HOUSTON — Learning loss has accelerated dramatically during the COVID-19 pandemic, but schools and districts across Houston vary widely as to how much they’re spending towards catching students up who have fallen behind.
“We’re seeing a level of loss that we’ve never really seen before in public education,” Duncan Klussmann said.
Klussmann is a UH clinical assistant professor in educational leadership and policy studies and a former superintendent.
“This is the greatest challenge we’ve had in public education for the last 100 years,” Klussmann said.
A KHOU 11 News analysis of grant applications for the latest round of Emergency and Secondary School Emergency Relief, or ESSER III funds, reveals more than $1.8 billion has been allocated to 94 “local education agencies,” which are charter schools and school districts in the greater Houston area.
INTERACTIVE MAP: Select a charter school or school district name to find how much federal grant money it’s set aside for learning loss and a link to their use of fund plans submitted to the Texas Education Agency.
Under the federal rules, those educational entities must set aside at least 20% to programs that address learning loss. Those may include high-dosage tutoring, hiring specialized interventionists and expanding summer school opportunities. The remaining money may be spent on everything from HEPA filters and other pandemic-related safety improvements to capital expenditures.
Klussmann said given what’s at stake, the federal minimum seems low.
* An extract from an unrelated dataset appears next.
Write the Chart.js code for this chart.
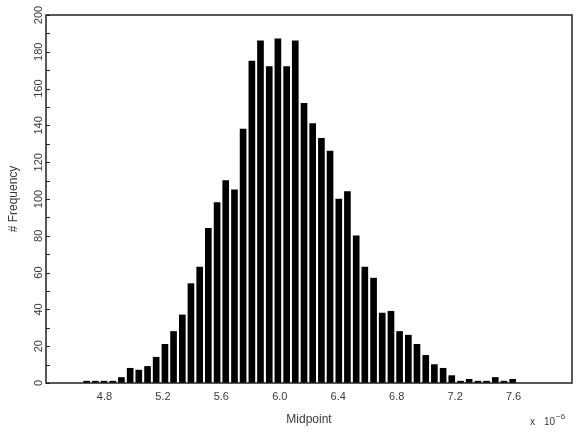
<!DOCTYPE html>
<html><head><meta charset="utf-8">
<script src="https://cdn.jsdelivr.net/npm/chart.js@4/dist/chart.umd.min.js"></script>
<style>html,body{margin:0;padding:0;background:#fff}#wrap{width:577px;height:437px}</style>
</head><body><div id="wrap"><canvas id="c" width="577" height="437"></canvas></div>
<script>
// Bin midpoints (x 10^-6)
const midpoints = [4.678,4.738,4.797,4.857,4.916,4.976,5.035,5.095,5.154,5.214,
  5.273,5.333,5.392,5.452,5.511,5.571,5.630,5.690,5.749,5.809,
  5.868,5.928,5.987,6.047,6.106,6.166,6.225,6.285,6.344,6.404,
  6.463,6.523,6.582,6.642,6.701,6.761,6.820,6.880,6.939,6.999,
  7.058,7.118,7.177,7.237,7.296,7.356,7.415,7.475,7.534,7.594];
// Frequency per bin
const frequency = [1,1,1,1,3,8,7,9,14,21,
  28,37,54,63,84,98,110,105,138,175,
  186,172,187,172,186,152,141,133,126,100,
  104,80,63,57,38,39,28,26,21,15,
  10,8,4,1,2,1,1,3,1,2];
const xTickValues = [4.8,5.2,5.6,6.0,6.4,6.8,7.2,7.6];
const yTickValues = [0,20,40,60,80,100,120,140,160,180,200];
const yMinorStep = 10;

const FONT = "'Liberation Sans', Arial, Helvetica, sans-serif";
const TXT = '#3a3a3a';

const framePlugin = {
  id: 'frame',
  afterDraw(chart) {
    const {ctx, chartArea: a, scales} = chart;
    ctx.save();
    ctx.strokeStyle = '#222';
    ctx.lineWidth = 1.5;
    ctx.strokeRect(a.left, a.top, a.right - a.left, a.bottom - a.top);
    ctx.lineWidth = 1;
    for (let v = scales.y.min; v <= scales.y.max; v += yMinorStep) {
      const y = Math.round(scales.y.getPixelForValue(v)) + 0.5;
      ctx.beginPath();
      ctx.moveTo(a.left, y);
      ctx.lineTo(a.left + 4, y);
      ctx.stroke();
    }
    // exponent label
    ctx.fillStyle = TXT;
    ctx.textBaseline = 'alphabetic';
    ctx.textAlign = 'left';
    ctx.font = "10px " + FONT;
    ctx.fillText('x', 530, 425);
    ctx.fillText('10', 544, 425);
    const w = ctx.measureText('10').width;
    ctx.font = "8px " + FONT;
    ctx.fillText('\u22126', 544 + w + 1, 419);
    ctx.restore();
  }
};

new Chart(document.getElementById('c'), {
  type: 'bar',
  data: {
    datasets: [{
      data: midpoints.map((m, i) => ({x: m, y: frequency[i]})),
      backgroundColor: '#000',
      borderWidth: 0,
      barThickness: 6
    }]
  },
  options: {
    responsive: false,
    animation: false,
    devicePixelRatio: 1,
    layout: {padding: {left: 0, right: 5, top: 15, bottom: 0}},
    plugins: {legend: {display: false}, tooltip: {enabled: false}},
    scales: {
      x: {
        type: 'linear',
        min: 4.4, max: 8.0,
        offset: false,
        grid: {display: false, drawTicks: false},
        border: {display: false},
        afterBuildTicks: s => { s.ticks = xTickValues.map(v => ({value: v})); },
        afterFit: s => { s.height = 54; },
        ticks: {
          autoSkip: false, maxRotation: 0, padding: 7,
          color: TXT, font: {family: FONT, size: 11},
          callback: v => Number(v).toFixed(1)
        },
        title: {display: true, text: 'Midpoint', color: TXT,
          font: {family: FONT, size: 12}, padding: {top: 0, bottom: 10}}
      },
      y: {
        min: 0, max: 200,
        grid: {display: false, drawTicks: false},
        border: {display: false},
        afterBuildTicks: s => { s.ticks = yTickValues.map(v => ({value: v})); },
        afterFit: s => { s.width = 46; },
        ticks: {
          autoSkip: false, minRotation: 90, maxRotation: 90,
          crossAlign: 'center', padding: -2,
          color: TXT, font: {family: FONT, size: 11}
        },
        title: {display: true, text: '# Frequency', color: TXT,
          font: {family: FONT, size: 12}, padding: {top: 6, bottom: 0}}
      }
    }
  },
  plugins: [framePlugin]
});
</script>
</body></html>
“I’m not so sure 20% cuts it, and I’m not so sure we have any analysis that says that’s the right percentage,” he said.
Turns out, 34 districts and charter schools in the Houston area are only dedicating the 20% minimum, according to their applications. On the flip side, 18 have promised to use 66% or more for learning loss mitigation.
That includes Goose Creek ISD, which is all in. The Baytown district is spending 100% of ESSER III funding toward catching kids up.
“Our priority as always is to put students first,” Sterling High School Principal Nathan Chaddick said.
A large chunk of the federal grant money is paying retired teachers to come back to school for intensive one-on-one and small group tutoring sessions.
Beth Woods had taught for 28 years at Goose Creek, before coming out of retirement.
“We’ve always had kids who struggle and are behind; there just seems to be so many more,” Woods said. “They’re clearly behind, absolutely behind. They have gaps in their understanding.”
“And we’re just here hoping to close that gap,” retired teacher Sandra Whitley said. “Once students start having holes in their studies it makes bigger holes and working through these challenges can only help make them more successful.”
None of the major districts that listed 20% for learning loss on their grant applications agreed to an interview, except for Humble ISD.
“It's appropriate if you're using other dollars to support your students and make sure that they are being successful,” Humble Superintendent Dr. Elizabeth Fagen said.
Fagen said the district decided to dedicate more state funding toward learning loss, which are recurring dollars, not short-term “one-and-done” money.
“The federal dollars will ultimately run out,” Fagen said.
As part of its annual budget going forward, Humble ISD hired 50 teachers to double staff in some at-risk elementary classrooms identified by data and metrics. Students who have fallen behind the most now have two teachers instead of one.
“We bring those (teacher to student) ratios from 1 to 20, which is a more difficult scenario to personalize learning, to a ratio of 1 to 10,” Fagen said.
Editor's note: An earlier version of this story had the figure at $1.8 million. It's been updated to reflect the accurate amount of $1.8 million.